Zelfs de Vader nam het leven niet van Hem. Hij lag van Zichzelf niet onder het oordeel van God. Daarom was Zijn dood een vrijwillig sterven. Het was een persoonlijke daad. Wie op aarde kon dit van Hem afeisen? Niemand in de hemel zou dit doen. Vrijwillig stelde Hij Zich onder het doodsoordeel. Daarvan zegt ook Paulus: ‘Gelijkerwijs ook Christus ons liefgehad heeft en Zichzelf voor ons heeft overgegeven.’ Daarin juist bestaat de goedheid en de voortreffelijkheid van de Goede Herder. Daar zal Gods Kerk Hem eeuwig voor bewonderen, als zij Hem zien zoals Hij is. Dan zullen zij Hem zien als het Lam staande als geslacht. Dat zal de diepste en de hoogste tonen geven aan het nieuwe gezang: ‘Want Gij zijt geslacht en hebt ons Gode gekocht met Uw bloed uit alle geslacht en taal en volk en natie. En Gij hebt ons onzen God gemaakt tot koningen en priesteren en wij zullen als koningen heersen op de aarde.’ Dat maakt Hem zo beminnelijk.

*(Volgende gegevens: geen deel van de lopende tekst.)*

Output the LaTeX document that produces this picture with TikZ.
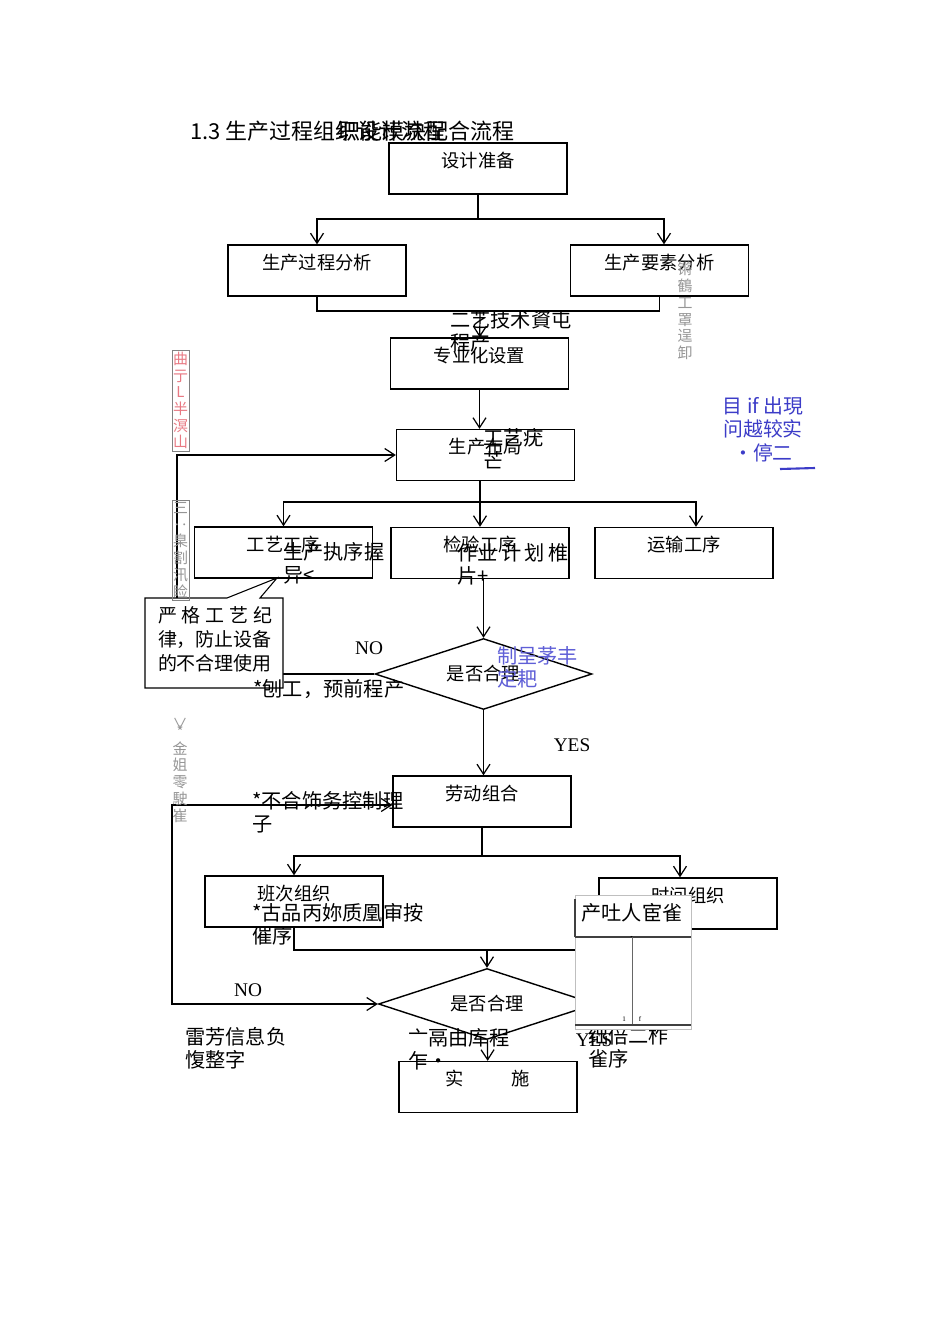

Wat moet dit alles ons dringen door genade Hem tot Koning over ons leven uit te roepen, zich aan Zijn heerschappij te onderwerpen. Het zal vreselijk zijn als ons eenmaal zal tegenklinken: ‘Breng ze hier en slaat ze voor Mijn voeten dood die niet gewild hebben dat Ik Koning over hen zijn zou.’
Vandaag zegt Hij tot ieder van ons: ‘Neemt Mijn juk op u en leert van Mij, dat Ik zachtmoedig ben en nederig van hart en gij zult rust vinden voor uw zielen. Want Mijn juk is zacht en Mijn last is licht.’